The CJEU, she argued, had adopted a sensible approach. “This CJEU decision highlights the importance of creating legal certainty and takes a more practical position focused on the steps taken by the rights owner prior to the publication of the works.
“The court confirmed that the rightsholder can implement (or require to be implemented) technical measures to prevent publication on other websites without their consent. This maintains the strength of protection for rights owners in having control over where their content can be published and to whom, but also ensures that the position is also clear for internet users accessing the works.”
According to Chris Haywood, associate at Ashfords, the decision to deviate from the AG’s opinion will be welcomed by lawyers, who “will be spared from having to go through the potentially agonising and technical process” of categorising the various mechanisms by which apps and sites link to or embed copyright works. “No doubt many of the categories set out by Szpunar will be obsolete in a year or two,” he said.

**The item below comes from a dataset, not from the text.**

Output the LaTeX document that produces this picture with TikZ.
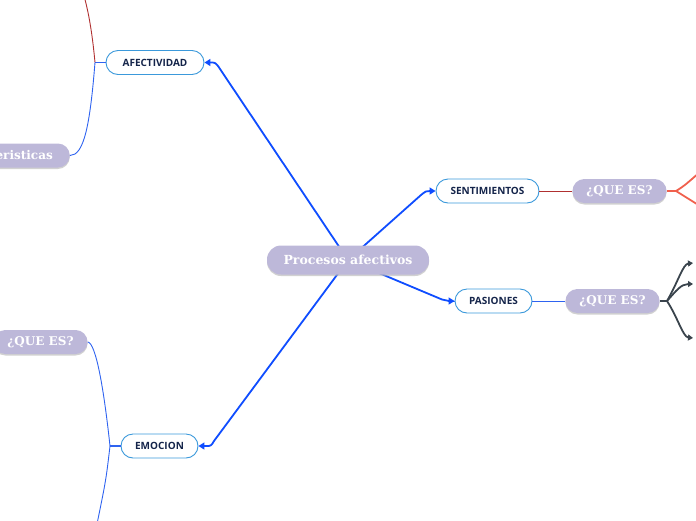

It will also be welcomed by news aggregators and content linkers more generally, noted Haywood, but the situation would be “trickier” for self-publishers or small publishers.
“Their risk exposure can now be fairly well determined by asking the question: ‘did I get around any technical measures in linking to or embedding this work?’ Copyright holders, however, will need to refocus their efforts in contractual negotiations with publishers on ensuring that technical measures are in place to delineate the extent of any permitted communications,” he said.
Haywood added that small publishers are now faced with being entirely responsible for the protection of their own works; whether or not they have the technical skills necessary to do so.
Concluded Creţu: “The decision offers valuable insight for how copyright holders may better protect their content online, namely by means of implementing effective technological measures and not contractual ones.
“However, the extent to which most content providers will apply such measures remains to be seen in practice.”